- September 14, 2019
- Posted by: admin
- Category: Teaching In China
Since early July, we’ve noticed what seems like an uptick in teacher detainments, along with several government announcements related to increasing education oversight and policing of unqualified workers.
On the morning of July 10, authorities in Jiangsu announced that they had detained 19 people after they failed drug tests. Of those detailed, 16 were foreigners – seven teachers and nine students – and one of the individuals was held by police under criminal law (as opposed to simply administrative detention). According to reports, all of the teachers worked at English First (EF), a notable English-language training center company in China.
Less than a month after the events in Jiangsu and more than 1,500 kilometers away, police in Foshan, Guangdong busted five foreign teachers who were working illegally at an English-language training center inside a shopping mall in Nanhai district. The teachers, who were from Africa and Europe, were fined RMB 5,000 and their visas were canceled. As for the training center itself, it was hit with a whopping RMB 50,000 fine and the boss is being held legally responsible for the whole episode by the Nanhai police sub-bureau.
There have been other cases, too, but perhaps more telling are recently announced government initiatives set to target unqualified foreign teachers and those working on tourist and business visas.
On July 12, China’s Ministry of Education released strict new rules for online education companies as the Central Government looks to further crack down on the massive after-school tutoring industry. The new guidelines require that online education institutions publicly display the personal details of their foreign employees in a “prominent location” on their platforms. This includes teachers’ names, pictures, previous academic and professional experience and teaching qualifications.
Online training institutions that fail to comply with these rules – and more – will be blacklisted and have their information included in the national credit information sharing platform.
And earlier this month, education authorities in Guangdong announced that all education institutes in the province, from universities all the way down to small training centers and kindergartens, must undertake rigorous background checks of all foreign teachers they employ. In addition, no foreign employees “are allowed to be recruited as teachers before being granted work permits and residence permits” and schools must create ‘files’ for each individual by mid-September.
The new rules were released on the Guangdong Provincial Department of Education’s website and state that files on foreign teachers will be submitted to local departments for education, public security, science and technology and foreign expert affairs.

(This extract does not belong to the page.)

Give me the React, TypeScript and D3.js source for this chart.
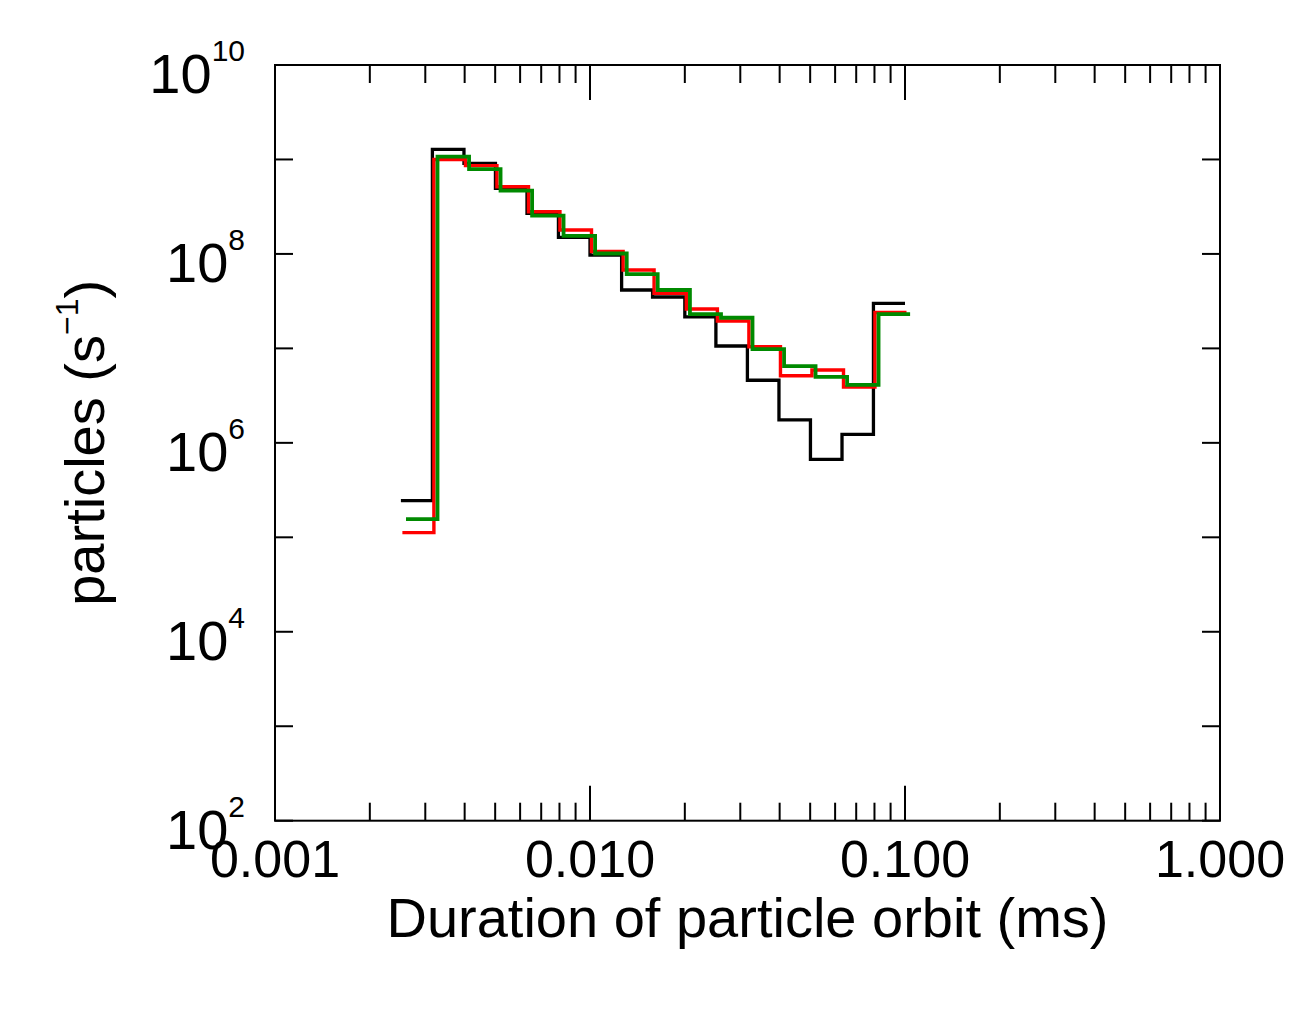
import * as d3 from "d3";

// bin edges of the orbit-duration histogram (ms), 10 bins per decade
const binEdges = [
  0.00251, 0.00316, 0.00398, 0.00501, 0.00631, 0.00794, 0.01, 0.0126, 0.0158,
  0.02, 0.0251, 0.0316, 0.0398, 0.0501, 0.0631, 0.0794, 0.1,
];

// particles per second in each bin
const blackCounts = [
  2.44e5, 1.28e9, 9.1e8, 4.95e8, 2.69e8, 1.5e8, 9.7e7, 4.15e7, 3.5e7, 2.16e7,
  1.06e7, 4.6e6, 1.75e6, 6.7e5, 1.23e6, 3.0e7,
];
const redCounts = [
  1.12e5, 1.0e9, 8.6e8, 5.15e8, 2.8e8, 1.79e8, 1.06e8, 6.76e7, 3.83e7, 2.61e7,
  1.95e7, 1.04e7, 5.14e6, 5.9e6, 3.9e6, 2.4e7,
];
const greenCounts = [
  1.56e5, 1.07e9, 7.9e8, 4.67e8, 2.54e8, 1.55e8, 1.01e8, 6.1e7, 4.15e7, 2.31e7,
  2.11e7, 9.8e6, 6.5e6, 5.0e6, 4.1e6, 2.31e7,
];

// the three sets are drawn slightly shifted along x in the original
const series = [
  { name: "black", counts: blackCounts, shift: 1.0, color: "#000000", width: 3.3 },
  { name: "red", counts: redCounts, shift: 1.011, color: "#ff0000", width: 3.4 },
  { name: "green", counts: greenCounts, shift: 1.038, color: "#008a00", width: 3.8 },
];

const xTickLabels = ["0.001", "0.010", "0.100", "1.000"];
const xMajor = [0.001, 0.01, 0.1, 1];
const yLabelExps = [2, 4, 6, 8, 10];

const W = 1314;
const H = 1034;
const m = { left: 275, top: 65, right: 1220, bottom: 820.7 };
const font = "'Liberation Sans', Arial, Helvetica, sans-serif";

export default function App() {
  const x = d3.scaleLog().domain([0.001, 1]).range([m.left, m.right]);
  const y = d3.scaleLog().domain([1e2, 1e10]).range([m.bottom, m.top]);

  const line = d3
    .line<[number, number]>()
    .x((d) => x(d[0]))
    .y((d) => y(d[1]))
    .curve(d3.curveStepAfter);

  const xMinor: number[] = [];
  [0.001, 0.01, 0.1].forEach((dec) => {
    d3.range(2, 10).forEach((k) => xMinor.push(dec * k));
  });
  const yTicks = d3.range(2, 11).map((e) => Math.pow(10, e));

  const majorLen = 35;
  const minorLen = 18;

  return (
    <svg
      width={W}
      height={H}
      style={{ position: "absolute", left: 0, top: 0, background: "#fff" }}
      fontFamily={font}
    >
      {series.map((s) => {
        const pts: [number, number][] = s.counts.map((c, i) => [
          binEdges[i] * s.shift,
          c,
        ]);
        pts.push([binEdges[binEdges.length - 1] * s.shift, s.counts[s.counts.length - 1]]);
        return (
          <path
            key={s.name}
            d={line(pts) || ""}
            fill="none"
            stroke={s.color}
            strokeWidth={s.width}
            strokeLinejoin="miter"
            strokeLinecap="butt"
          />
        );
      })}

      <rect
        x={m.left}
        y={m.top}
        width={m.right - m.left}
        height={m.bottom - m.top}
        fill="none"
        stroke="#000"
        strokeWidth={2}
      />

      {/* x ticks, bottom and top */}
      {xMajor.map((v) => (
        <g key={"xm" + v}>
          <line x1={x(v)} x2={x(v)} y1={m.bottom} y2={m.bottom - majorLen} stroke="#000" strokeWidth={2} />
          <line x1={x(v)} x2={x(v)} y1={m.top} y2={m.top + majorLen} stroke="#000" strokeWidth={2} />
        </g>
      ))}
      {xMinor.map((v) => (
        <g key={"xn" + v}>
          <line x1={x(v)} x2={x(v)} y1={m.bottom} y2={m.bottom - minorLen} stroke="#000" strokeWidth={2} />
          <line x1={x(v)} x2={x(v)} y1={m.top} y2={m.top + minorLen} stroke="#000" strokeWidth={2} />
        </g>
      ))}

      {/* y ticks, left and right */}
      {yTicks.map((v) => (
        <g key={"y" + v}>
          <line x1={m.left} x2={m.left + minorLen} y1={y(v)} y2={y(v)} stroke="#000" strokeWidth={2} />
          <line x1={m.right} x2={m.right - minorLen} y1={y(v)} y2={y(v)} stroke="#000" strokeWidth={2} />
        </g>
      ))}

      {xMajor.map((v, i) => (
        <text key={"xl" + v} x={x(v)} y={m.bottom + 56} textAnchor="middle" fontSize={52}>
          {xTickLabels[i]}
        </text>
      ))}

      {yLabelExps.map((e) => (
        <text key={"yl" + e} x={245} y={y(Math.pow(10, e)) + 28} textAnchor="end" fontSize={56}>
          10
          <tspan fontSize={30} dy={-32}>
            {e}
          </tspan>
        </text>
      ))}

      <text x={(m.left + m.right) / 2} y={937} textAnchor="middle" fontSize={56}>
        Duration of particle orbit (ms)
      </text>

      <text
        transform={`translate(104, ${(m.top + m.bottom) / 2}) rotate(-90)`}
        textAnchor="middle"
        fontSize={56}
      >
        particles (s
        <tspan fontSize={32} dy={-26}>
          −1
        </tspan>
        <tspan dy={26}>)</tspan>
      </text>
    </svg>
  );
}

But it’s not just us that have noticed the trend: Earlier today, Reuters published an article exploring the soaring number of foreign teachers in China that have been arrested and deported over the last year “amid a broad crackdown” to create a “cleaner” and more patriotic learning environment.
The report cites an internally disturbed memo at EF, which runs 300 education facilities across China, that claims the company has seen a substantial increase in people being detained for alleged narcotics and cybersecurity offenses, as well as fighting. The document was sent to EF employees on June 27.
Additionally, Reuters spoke to four law firms that said that requests for legal representation from foreign teachers in China have surged between four and tenfold over the past six months.
Reuters notes that many of the legal cases against foreign teachers based in China are the result of “new and enhanced drug-testing measures, including testing methods that can track drug use over a longer time,” such as hair tests. (Hair follicle tests can, for example, detect cannabis and cocaine use during the 90 days preceding the test, according to Healthline.)
Hair follicle tests have taken place in major Chinese cities, from Guangzhou and Shenzhen to Shanghai and Kunming, among others.
Embassies and other diplomatic outposts in China have not been blind to this trend. Over the past half year, UK diplomatic offices in China have released numerous warnings to foreigners regarding illegal drug use.
But drug users are not the only folks in China’s education industry that are at risk: As noted above, document checks at schools and training centers have been increasing in China.
“I’ve noticed, nowadays, government checks [have increased] and there is more attention on English teachers,” a senior Chinese staffer at a popular Guangzhou-based English-language education company tells us, adding “I don’t think it is a good thing, because too many people in China need to learn English and [if this crackdown continues] we will not have enough English teachers.”
Reuters’ report states that both a Beijing international school and a Shanghai-based teaching agency were able to confirm the rise in foreign teacher arrests.
When asked what advice he’d give to people thinking of coming to China to work illegally, one South China-based training center manager told us this: “Find somewhere remote to work, out of a major city. Other than that, it’s just not worth the risk anymore. Otherwise, find somewhere willing to put you on a volunteer contract or unpaid internship for paperwork purposes.”
Our advice? Don’t work illegally in China, as the educator quoted above notes: it’s just not worth the risk. The China Law Blog takes this even further, advising people that are thinking about working in China as a teacher not to do it, and seek employment in other countries such as Thailand, Japan or Vietnam.